- _Data extract_
^^^^

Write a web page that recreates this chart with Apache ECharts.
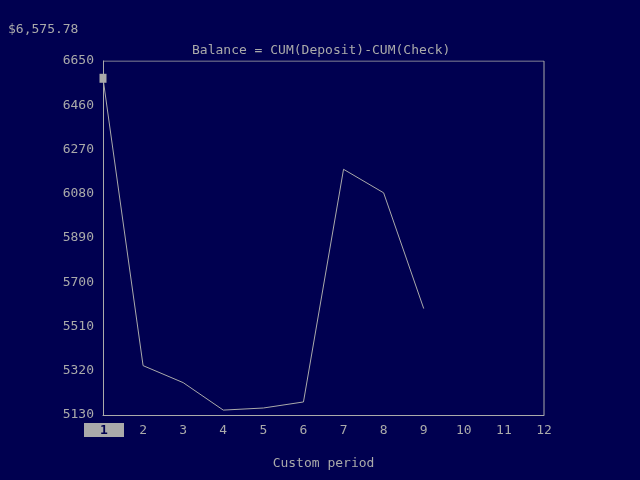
<!DOCTYPE html>
<html>
<head>
<meta charset="utf-8">
<script src="https://cdn.jsdelivr.net/npm/echarts@6/dist/echarts.min.js"></script>
<style>
  html, body { margin: 0; padding: 0; background: #000050; }
  #chart { width: 640px; height: 480px; }
</style>
</head>
<body>
<div id="chart"></div>
<script>
var periods = ['1', '2', '3', '4', '5', '6', '7', '8', '9', '10', '11', '12'];
var balance = [6575.78, 5342, 5269, 5151, 5160, 5186, 6185, 6084, 5587];
var yTicks = [5130, 5320, 5510, 5700, 5890, 6080, 6270, 6460, 6650];
var currentValue = '$6,575.78';
var titleText = 'Balance = CUM(Deposit)-CUM(Check)';
var xName = 'Custom period';
var selectedPeriod = 1;

var fg = '#aaaaaa';
var bg = '#000050';
var mono = 'DejaVu Sans Mono';

var chart = echarts.init(document.getElementById('chart'));

// line points; the first one carries the cursor box
var points = balance.map(function (v, i) {
  var item = { value: [i + 1, v] };
  if (i === 0) {
    item.symbol = 'rect';
    item.symbolSize = [7, 9];
    item.itemStyle = { color: fg };
  }
  return item;
});

chart.setOption({
  backgroundColor: bg,
  animation: false,
  title: {
    text: titleText,
    left: 187,
    top: 39,
    textStyle: { color: fg, fontFamily: mono, fontSize: 13, fontWeight: 'normal' }
  },
  grid: { left: 103, right: 96, top: 61, bottom: 65 },
  xAxis: {
    type: 'value',
    min: 1,
    max: 12,
    interval: 1,
    name: xName,
    nameLocation: 'middle',
    nameGap: 42,
    nameTextStyle: { color: fg, fontFamily: mono, fontSize: 13 },
    axisLine: { show: true, lineStyle: { color: fg, width: 1 } },
    axisTick: { show: false },
    splitLine: { show: false },
    axisLabel: {
      color: fg,
      fontFamily: mono,
      fontSize: 13,
      margin: 9,
      formatter: function (v) { return v === selectedPeriod ? '' : String(v); }
    }
  },
  yAxis: {
    type: 'value',
    min: yTicks[0],
    max: yTicks[yTicks.length - 1],
    interval: 190,
    axisLine: { show: true, lineStyle: { color: fg, width: 1 } },
    axisTick: { show: false },
    splitLine: { show: false },
    axisLabel: {
      color: fg, fontFamily: mono, fontSize: 13, margin: 9,
      formatter: function (v) { return String(v); }
    }
  },
  series: [{
    type: 'line',
    data: points,
    symbol: 'none',
    showSymbol: true,
    lineStyle: { color: fg, width: 1 },
    itemStyle: { color: fg }
  }, {
    // right and top frame of the plot box
    type: 'line',
    data: [[1, yTicks[yTicks.length - 1]], [12, yTicks[yTicks.length - 1]], [12, yTicks[0]]],
    symbol: 'none',
    silent: true,
    lineStyle: { color: fg, width: 1 }
  }]
});

// selected period label drawn inverted, placed from the x axis scale
var sx = chart.convertToPixel({ xAxisIndex: 0 }, selectedPeriod);
var sy = chart.convertToPixel({ yAxisIndex: 0 }, yTicks[0]);
chart.setOption({
  graphic: [{
    type: 'text',
    left: 8,
    top: 23,
    style: { text: currentValue, fill: fg, font: '13px "DejaVu Sans Mono"' }
  }, {
    type: 'rect',
    z: 10,
    shape: { x: sx - 19, y: sy + 8, width: 40, height: 14 },
    style: { fill: fg }
  }, {
    type: 'text',
    z: 11,
    x: sx + 1,
    y: sy + 16,
    style: {
      text: String(selectedPeriod), fill: '#000050', stroke: 'none', lineWidth: 0,
      font: 'bold 13px "DejaVu Sans Mono"', align: 'center', verticalAlign: 'middle'
    }
  }]
});
</script>
</body>
</html>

^^^^

- _Problem to work on_
Go through the listing above and write it all out exactly, leaving out any picture.

- _Result of the exercise_
Write a web page that recreates this chart with Apache ECharts.
<!DOCTYPE html>
<html>
<head>
<meta charset="utf-8">
<script src="https://cdn.jsdelivr.net/npm/echarts@6/dist/echarts.min.js"></script>
<style>
  html, body { margin: 0; padding: 0; background: #000050; }
  #chart { width: 640px; height: 480px; }
</style>
</head>
<body>
<div id="chart"></div>
<script>
var periods = ['1', '2', '3', '4', '5', '6', '7', '8', '9', '10', '11', '12'];
var balance = [6575.78, 5342, 5269, 5151, 5160, 5186, 6185, 6084, 5587];
var yTicks = [5130, 5320, 5510, 5700, 5890, 6080, 6270, 6460, 6650];
var currentValue = '$6,575.78';
var titleText = 'Balance = CUM(Deposit)-CUM(Check)';
var xName = 'Custom period';
var selectedPeriod = 1;

var fg = '#aaaaaa';
var bg = '#000050';
var mono = 'DejaVu Sans Mono';

var chart = echarts.init(document.getElementById('chart'));

// line points; the first one carries the cursor box
var points = balance.map(function (v, i) {
  var item = { value: [i + 1, v] };
  if (i === 0) {
    item.symbol = 'rect';
    item.symbolSize = [7, 9];
    item.itemStyle = { color: fg };
  }
  return item;
});

chart.setOption({
  backgroundColor: bg,
  animation: false,
  title: {
    text: titleText,
    left: 187,
    top: 39,
    textStyle: { color: fg, fontFamily: mono, fontSize: 13, fontWeight: 'normal' }
  },
  grid: { left: 103, right: 96, top: 61, bottom: 65 },
  xAxis: {
    type: 'value',
    min: 1,
    max: 12,
    interval: 1,
    name: xName,
    nameLocation: 'middle',
    nameGap: 42,
    nameTextStyle: { color: fg, fontFamily: mono, fontSize: 13 },
    axisLine: { show: true, lineStyle: { color: fg, width: 1 } },
    axisTick: { show: false },
    splitLine: { show: false },
    axisLabel: {
      color: fg,
      fontFamily: mono,
      fontSize: 13,
      margin: 9,
      formatter: function (v) { return v === selectedPeriod ? '' : String(v); }
    }
  },
  yAxis: {
    type: 'value',
    min: yTicks[0],
    max: yTicks[yTicks.length - 1],
    interval: 190,
    axisLine: { show: true, lineStyle: { color: fg, width: 1 } },
    axisTick: { show: false },
    splitLine: { show: false },
    axisLabel: {
      color: fg, fontFamily: mono, fontSize: 13, margin: 9,
      formatter: function (v) { return String(v); }
    }
  },
  series: [{
    type: 'line',
    data: points,
    symbol: 'none',
    showSymbol: true,
    lineStyle: { color: fg, width: 1 },
    itemStyle: { color: fg }
  }, {
    // right and top frame of the plot box
    type: 'line',
    data: [[1, yTicks[yTicks.length - 1]], [12, yTicks[yTicks.length - 1]], [12, yTicks[0]]],
    symbol: 'none',
    silent: true,
    lineStyle: { color: fg, width: 1 }
  }]
});

// selected period label drawn inverted, placed from the x axis scale
var sx = chart.convertToPixel({ xAxisIndex: 0 }, selectedPeriod);
var sy = chart.convertToPixel({ yAxisIndex: 0 }, yTicks[0]);
chart.setOption({
  graphic: [{
    type: 'text',
    left: 8,
    top: 23,
    style: { text: currentValue, fill: fg, font: '13px "DejaVu Sans Mono"' }
  }, {
    type: 'rect',
    z: 10,
    shape: { x: sx - 19, y: sy + 8, width: 40, height: 14 },
    style: { fill: fg }
  }, {
    type: 'text',
    z: 11,
    x: sx + 1,
    y: sy + 16,
    style: {
      text: String(selectedPeriod), fill: '#000050', stroke: 'none', lineWidth: 0,
      font: 'bold 13px "DejaVu Sans Mono"', align: 'center', verticalAlign: 'middle'
    }
  }]
});
</script>
</body>
</html>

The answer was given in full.